The study appears in the Journal of the American Chemical Society.
Chemically activated molecular switches are molecules that can shift controllably between two stable states and that can be reversibly switched — like a light switch — to turn different functions “on” and “off.” For example, light-activated switches can fine-tune anti-cancer drugs, so they target only cancer cells and not healthy ones, thereby eliminating the side effects of chemotherapy.
But such switches typically generate waste and side products that are problematic. One way of making these processes cleaner is by using light energy, similar to how photosynthesis operates in nature.
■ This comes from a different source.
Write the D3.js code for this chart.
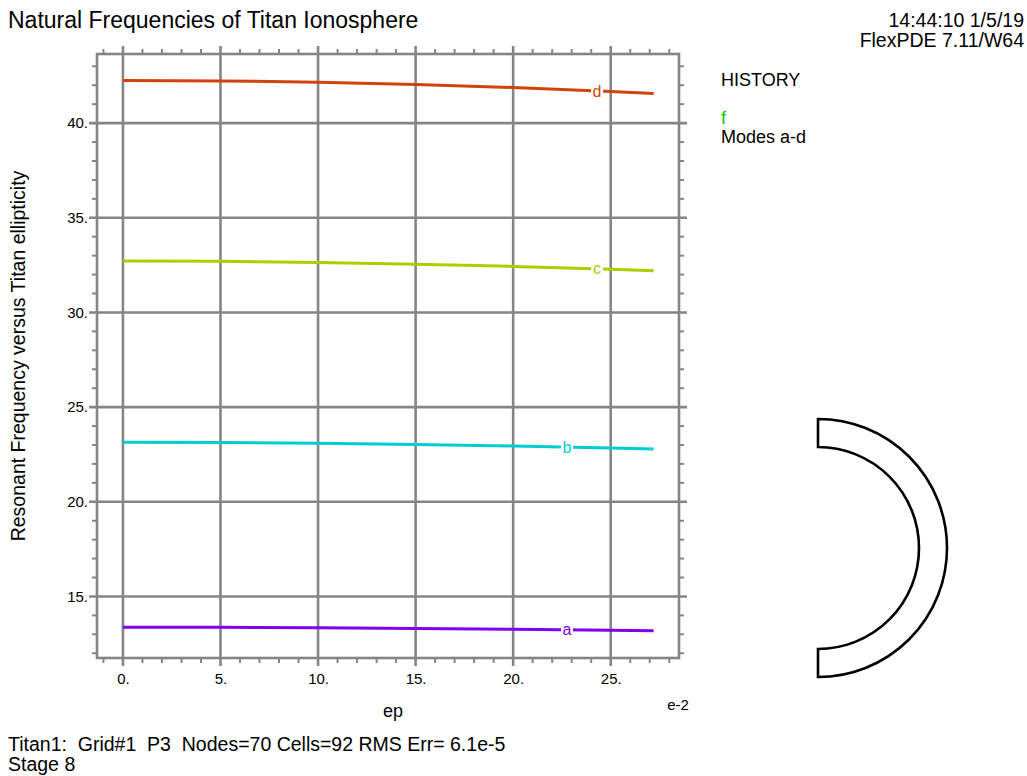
<!DOCTYPE html>
<meta charset="utf-8">
<script src="https://d3js.org/d3.v7.min.js"></script>
<style>
  body { margin: 0; background: #fff; }
  text { font-family: Arial, "Liberation Sans", sans-serif; fill: #000; }
</style>
<div id="chart"></div>
<script>
// values
var epVals = [0, 5, 10, 15, 20, 25, 27.2];
var modeA = [13.38, 13.37, 13.35, 13.31, 13.27, 13.21, 13.19];
var modeB = [23.15, 23.13, 23.09, 23.03, 22.95, 22.84, 22.79];
var modeC = [32.72, 32.70, 32.64, 32.55, 32.43, 32.28, 32.20];
var modeD = [42.25, 42.23, 42.16, 42.04, 41.88, 41.67, 41.57];
var modeNames = ["a", "b", "c", "d"];
var modeLabelAt = [22.76, 22.76, 24.3, 24.3];
var modeColors = ["#8000f0", "#00cdd2", "#a8d000", "#d2420a"];

var xTicks = [0, 5, 10, 15, 20, 25];
var yTicks = [15, 20, 25, 30, 35, 40];

var W = 1027, H = 776;
var frame = {left: 97, right: 679, top: 54, bottom: 658};
var gray = "#858585";

var svg = d3.select("#chart").append("svg")
  .attr("width", W)
  .attr("height", H);

var x = d3.scaleLinear().domain([-1.33, 28.5]).range([frame.left, frame.right]);
var y = d3.scaleLinear().domain([11.75, 43.65]).range([frame.bottom, frame.top]);

var xMinor = d3.range(-1, 29).filter(function(v) { return v % 5 != 0; });
var yMinor = d3.range(12, 44).filter(function(v) { return v % 5 != 0; });

//-------- grid lines (majors run through and poke out of the frame) --------
var grid = svg.append("g")
  .attr("stroke", gray)
  .attr("stroke-width", 2.6);

xTicks.forEach(function(t) {
  grid.append("line")
    .attr("x1", x(t)).attr("x2", x(t))
    .attr("y1", frame.top - 8).attr("y2", frame.bottom + 8);
});
yTicks.forEach(function(t) {
  grid.append("line")
    .attr("x1", frame.left - 8).attr("x2", frame.right + 8)
    .attr("y1", y(t)).attr("y2", y(t));
});

// frame
svg.append("rect")
  .attr("x", frame.left).attr("y", frame.top)
  .attr("width", frame.right - frame.left)
  .attr("height", frame.bottom - frame.top)
  .attr("fill", "none")
  .attr("stroke", gray)
  .attr("stroke-width", 2.6);

// minor ticks on all four sides, pointing out
var minor = svg.append("g")
  .attr("stroke", gray)
  .attr("stroke-width", 2);

xMinor.forEach(function(t) {
  minor.append("line").attr("x1", x(t)).attr("x2", x(t))
    .attr("y1", frame.bottom).attr("y2", frame.bottom + 5);
  minor.append("line").attr("x1", x(t)).attr("x2", x(t))
    .attr("y1", frame.top).attr("y2", frame.top - 5);
});
yMinor.forEach(function(t) {
  minor.append("line").attr("y1", y(t)).attr("y2", y(t))
    .attr("x1", frame.left).attr("x2", frame.left - 5);
  minor.append("line").attr("y1", y(t)).attr("y2", y(t))
    .attr("x1", frame.right).attr("x2", frame.right + 5);
});

//-------- tick labels through d3 axes --------
var xAxis = svg.append("g")
  .attr("transform", "translate(0," + frame.bottom + ")")
  .call(d3.axisBottom(x).tickValues(xTicks).tickSize(0).tickPadding(15)
    .tickFormat(function(d) { return d + "."; }));

var yAxis = svg.append("g")
  .attr("transform", "translate(" + frame.left + ",0)")
  .call(d3.axisLeft(y).tickValues(yTicks).tickSize(0).tickPadding(9)
    .tickFormat(function(d) { return d + "."; }));

[xAxis, yAxis].forEach(function(a) {
  a.select(".domain").remove();
  a.selectAll("text")
    .style("font-family", "Arial, 'Liberation Sans', sans-serif")
    .style("font-size", "15px")
    .attr("fill", "#000");
});

//-------- mode curves --------
var series = [modeA, modeB, modeC, modeD];
var line = d3.line()
  .x(function(d, i) { return x(epVals[i]); })
  .y(function(d) { return y(d); });

series.forEach(function(s, k) {
  svg.append("path")
    .datum(s)
    .attr("d", line)
    .attr("fill", "none")
    .attr("stroke", modeColors[k])
    .attr("stroke-width", 3);

  // label sits on the curve with a white break behind it
  var lx = modeLabelAt[k];
  var ly = d3.scaleLinear().domain(epVals).range(s)(lx);
  svg.append("rect")
    .attr("x", x(lx) - 6).attr("y", y(ly) - 7)
    .attr("width", 12).attr("height", 14)
    .attr("fill", "#fff");
  svg.append("text")
    .attr("x", x(lx)).attr("y", y(ly))
    .attr("dy", "0.35em")
    .attr("text-anchor", "middle")
    .style("font-size", "16px")
    .style("fill", modeColors[k])
    .text(modeNames[k]);
});

//-------- text around the plot --------
svg.append("text")
  .attr("x", 8).attr("y", 28)
  .style("font-size", "23px")
  .text("Natural Frequencies of Titan Ionosphere");

svg.append("text")
  .attr("x", 1024).attr("y", 27)
  .attr("text-anchor", "end")
  .style("font-size", "19.5px")
  .text("14:44:10 1/5/19");
svg.append("text")
  .attr("x", 1024).attr("y", 47)
  .attr("text-anchor", "end")
  .style("font-size", "19.5px")
  .text("FlexPDE 7.11/W64");

svg.append("text")
  .attr("x", 721).attr("y", 86)
  .style("font-size", "18px")
  .text("HISTORY");
svg.append("text")
  .attr("x", 721).attr("y", 124)
  .style("font-size", "18px")
  .style("fill", "#00c800")
  .text("f");
svg.append("text")
  .attr("x", 721).attr("y", 143)
  .style("font-size", "18px")
  .text("Modes a-d");

svg.append("text")
  .attr("transform", "translate(25," + ((frame.top + frame.bottom) / 2) + ") rotate(-90)")
  .attr("text-anchor", "middle")
  .style("font-size", "19.5px")
  .text("Resonant Frequency versus Titan ellipticity");

svg.append("text")
  .attr("x", 393).attr("y", 717)
  .attr("text-anchor", "middle")
  .style("font-size", "18px")
  .text("ep");
svg.append("text")
  .attr("x", 678).attr("y", 710)
  .attr("text-anchor", "middle")
  .style("font-size", "15px")
  .text("e-2");

svg.append("text")
  .attr("x", 8).attr("y", 751)
  .style("font-size", "19.5px")
  .style("white-space", "pre")
  .text("Titan1:  Grid#1  P3  Nodes=70 Cells=92 RMS Err= 6.1e-5");
svg.append("text")
  .attr("x", 8).attr("y", 771)
  .style("font-size", "19.5px")
  .text("Stage 8");

//-------- domain sketch: half annulus --------
var ring = d3.arc()
  .innerRadius(101)
  .outerRadius(129)
  .startAngle(0)
  .endAngle(Math.PI);

svg.append("path")
  .attr("transform", "translate(818,548)")
  .attr("d", ring())
  .attr("fill", "#fff")
  .attr("stroke", "#000")
  .attr("stroke-width", 2.6);
</script>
In their experiments, the researchers show that a merocyanine-based photoacid derivative can effectively be used in a switching process that is fast, efficient and forms no wastes.
“We address a bottleneck that’s been hampering the field for decades — what to do with the accumulated salts and side products when activating such switches,” says co-author Ivan Aprahamian, an associate professor of chemistry. “Acids, bases and other compounds need to be constantly added to the mix to make sure the system can be switched, but within a few cycles there is so much waste that it interferes with the switching process. We found a neat solution by coupling an efficient photoacid to our chemically activated hydrazone switch. We showed the system can be efficiently modulated more than 100 times with no accumulation of waste or degradation. We are using visible light to accomplish this, so in reality we are converting light energy into a chemical output, similar to what happens in photosynthesis. You can look at this as a ‘green’ process that closes the loop in a nanotech-related process, and it will reduce waste in future industrial applications of molecular switches.”